Quote the listing below in full and exactly as written, but omit every picture.

※

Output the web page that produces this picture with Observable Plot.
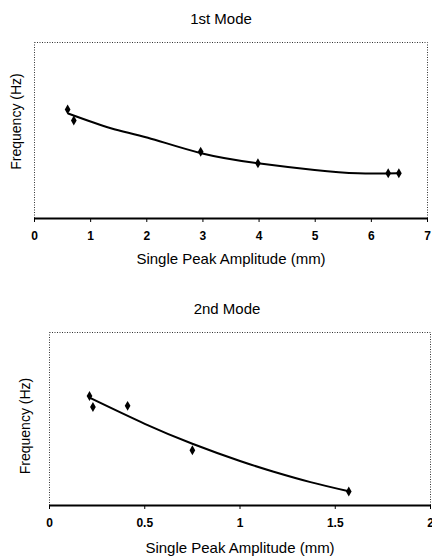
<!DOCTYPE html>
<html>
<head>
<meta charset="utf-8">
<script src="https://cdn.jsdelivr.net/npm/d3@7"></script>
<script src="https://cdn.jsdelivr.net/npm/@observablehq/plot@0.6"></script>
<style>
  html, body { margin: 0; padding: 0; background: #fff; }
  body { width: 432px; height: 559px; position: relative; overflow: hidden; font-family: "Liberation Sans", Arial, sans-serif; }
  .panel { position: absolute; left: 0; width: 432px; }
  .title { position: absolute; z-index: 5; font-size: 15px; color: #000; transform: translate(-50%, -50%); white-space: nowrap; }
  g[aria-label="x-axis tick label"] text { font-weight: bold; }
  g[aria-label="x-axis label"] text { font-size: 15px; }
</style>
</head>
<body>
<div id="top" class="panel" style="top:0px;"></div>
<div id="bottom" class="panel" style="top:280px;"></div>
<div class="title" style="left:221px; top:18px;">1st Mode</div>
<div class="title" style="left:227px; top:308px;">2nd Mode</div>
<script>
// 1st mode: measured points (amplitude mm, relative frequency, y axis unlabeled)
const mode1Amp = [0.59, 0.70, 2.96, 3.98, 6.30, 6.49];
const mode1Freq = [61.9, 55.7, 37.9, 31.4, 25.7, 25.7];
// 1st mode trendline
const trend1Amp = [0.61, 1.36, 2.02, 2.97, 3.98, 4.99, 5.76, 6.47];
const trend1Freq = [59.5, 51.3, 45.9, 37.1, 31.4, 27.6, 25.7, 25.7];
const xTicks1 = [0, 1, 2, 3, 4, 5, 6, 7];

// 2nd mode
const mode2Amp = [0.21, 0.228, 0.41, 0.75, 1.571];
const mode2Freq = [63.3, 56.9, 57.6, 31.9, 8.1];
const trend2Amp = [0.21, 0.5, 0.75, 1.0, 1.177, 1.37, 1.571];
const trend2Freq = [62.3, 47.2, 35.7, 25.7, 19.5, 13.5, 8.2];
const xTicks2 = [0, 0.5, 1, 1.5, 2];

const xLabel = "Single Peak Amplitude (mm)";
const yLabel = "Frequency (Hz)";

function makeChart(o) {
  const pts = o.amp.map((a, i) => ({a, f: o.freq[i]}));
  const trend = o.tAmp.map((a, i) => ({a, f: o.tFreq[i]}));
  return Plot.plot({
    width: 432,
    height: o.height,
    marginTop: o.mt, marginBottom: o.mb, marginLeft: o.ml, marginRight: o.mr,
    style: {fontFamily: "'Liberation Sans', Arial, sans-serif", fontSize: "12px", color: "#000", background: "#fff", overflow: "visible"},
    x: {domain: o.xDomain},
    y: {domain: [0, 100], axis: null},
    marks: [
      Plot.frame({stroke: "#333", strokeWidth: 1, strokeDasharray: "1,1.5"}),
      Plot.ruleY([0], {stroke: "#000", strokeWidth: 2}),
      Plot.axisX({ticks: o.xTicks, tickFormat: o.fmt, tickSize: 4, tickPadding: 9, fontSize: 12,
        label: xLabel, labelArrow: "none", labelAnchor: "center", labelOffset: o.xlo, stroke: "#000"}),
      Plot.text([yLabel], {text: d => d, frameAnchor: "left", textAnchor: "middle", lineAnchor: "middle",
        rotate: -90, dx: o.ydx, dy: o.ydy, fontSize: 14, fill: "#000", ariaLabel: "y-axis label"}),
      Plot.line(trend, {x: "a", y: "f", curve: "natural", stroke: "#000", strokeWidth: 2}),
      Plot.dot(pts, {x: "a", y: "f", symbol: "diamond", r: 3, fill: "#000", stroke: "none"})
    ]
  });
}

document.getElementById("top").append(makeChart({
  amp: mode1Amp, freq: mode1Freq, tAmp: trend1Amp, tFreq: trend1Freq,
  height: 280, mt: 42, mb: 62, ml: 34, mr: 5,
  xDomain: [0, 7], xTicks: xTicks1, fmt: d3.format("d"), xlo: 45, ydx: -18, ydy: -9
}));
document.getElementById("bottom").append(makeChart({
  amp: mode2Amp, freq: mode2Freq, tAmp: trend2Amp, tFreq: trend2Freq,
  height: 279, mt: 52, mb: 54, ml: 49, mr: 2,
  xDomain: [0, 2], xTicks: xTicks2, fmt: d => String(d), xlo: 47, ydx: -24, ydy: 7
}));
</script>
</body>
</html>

※

» Answer to this exercise:
Output the web page that produces this picture with Observable Plot.
<!DOCTYPE html>
<html>
<head>
<meta charset="utf-8">
<script src="https://cdn.jsdelivr.net/npm/d3@7"></script>
<script src="https://cdn.jsdelivr.net/npm/@observablehq/plot@0.6"></script>
<style>
  html, body { margin: 0; padding: 0; background: #fff; }
  body { width: 432px; height: 559px; position: relative; overflow: hidden; font-family: "Liberation Sans", Arial, sans-serif; }
  .panel { position: absolute; left: 0; width: 432px; }
  .title { position: absolute; z-index: 5; font-size: 15px; color: #000; transform: translate(-50%, -50%); white-space: nowrap; }
  g[aria-label="x-axis tick label"] text { font-weight: bold; }
  g[aria-label="x-axis label"] text { font-size: 15px; }
</style>
</head>
<body>
<div id="top" class="panel" style="top:0px;"></div>
<div id="bottom" class="panel" style="top:280px;"></div>
<div class="title" style="left:221px; top:18px;">1st Mode</div>
<div class="title" style="left:227px; top:308px;">2nd Mode</div>
<script>
// 1st mode: measured points (amplitude mm, relative frequency, y axis unlabeled)
const mode1Amp = [0.59, 0.70, 2.96, 3.98, 6.30, 6.49];
const mode1Freq = [61.9, 55.7, 37.9, 31.4, 25.7, 25.7];
// 1st mode trendline
const trend1Amp = [0.61, 1.36, 2.02, 2.97, 3.98, 4.99, 5.76, 6.47];
const trend1Freq = [59.5, 51.3, 45.9, 37.1, 31.4, 27.6, 25.7, 25.7];
const xTicks1 = [0, 1, 2, 3, 4, 5, 6, 7];

// 2nd mode
const mode2Amp = [0.21, 0.228, 0.41, 0.75, 1.571];
const mode2Freq = [63.3, 56.9, 57.6, 31.9, 8.1];
const trend2Amp = [0.21, 0.5, 0.75, 1.0, 1.177, 1.37, 1.571];
const trend2Freq = [62.3, 47.2, 35.7, 25.7, 19.5, 13.5, 8.2];
const xTicks2 = [0, 0.5, 1, 1.5, 2];

const xLabel = "Single Peak Amplitude (mm)";
const yLabel = "Frequency (Hz)";

function makeChart(o) {
  const pts = o.amp.map((a, i) => ({a, f: o.freq[i]}));
  const trend = o.tAmp.map((a, i) => ({a, f: o.tFreq[i]}));
  return Plot.plot({
    width: 432,
    height: o.height,
    marginTop: o.mt, marginBottom: o.mb, marginLeft: o.ml, marginRight: o.mr,
    style: {fontFamily: "'Liberation Sans', Arial, sans-serif", fontSize: "12px", color: "#000", background: "#fff", overflow: "visible"},
    x: {domain: o.xDomain},
    y: {domain: [0, 100], axis: null},
    marks: [
      Plot.frame({stroke: "#333", strokeWidth: 1, strokeDasharray: "1,1.5"}),
      Plot.ruleY([0], {stroke: "#000", strokeWidth: 2}),
      Plot.axisX({ticks: o.xTicks, tickFormat: o.fmt, tickSize: 4, tickPadding: 9, fontSize: 12,
        label: xLabel, labelArrow: "none", labelAnchor: "center", labelOffset: o.xlo, stroke: "#000"}),
      Plot.text([yLabel], {text: d => d, frameAnchor: "left", textAnchor: "middle", lineAnchor: "middle",
        rotate: -90, dx: o.ydx, dy: o.ydy, fontSize: 14, fill: "#000", ariaLabel: "y-axis label"}),
      Plot.line(trend, {x: "a", y: "f", curve: "natural", stroke: "#000", strokeWidth: 2}),
      Plot.dot(pts, {x: "a", y: "f", symbol: "diamond", r: 3, fill: "#000", stroke: "none"})
    ]
  });
}

document.getElementById("top").append(makeChart({
  amp: mode1Amp, freq: mode1Freq, tAmp: trend1Amp, tFreq: trend1Freq,
  height: 280, mt: 42, mb: 62, ml: 34, mr: 5,
  xDomain: [0, 7], xTicks: xTicks1, fmt: d3.format("d"), xlo: 45, ydx: -18, ydy: -9
}));
document.getElementById("bottom").append(makeChart({
  amp: mode2Amp, freq: mode2Freq, tAmp: trend2Amp, tFreq: trend2Freq,
  height: 279, mt: 52, mb: 54, ml: 49, mr: 2,
  xDomain: [0, 2], xTicks: xTicks2, fmt: d => String(d), xlo: 47, ydx: -24, ydy: 7
}));
</script>
</body>
</html>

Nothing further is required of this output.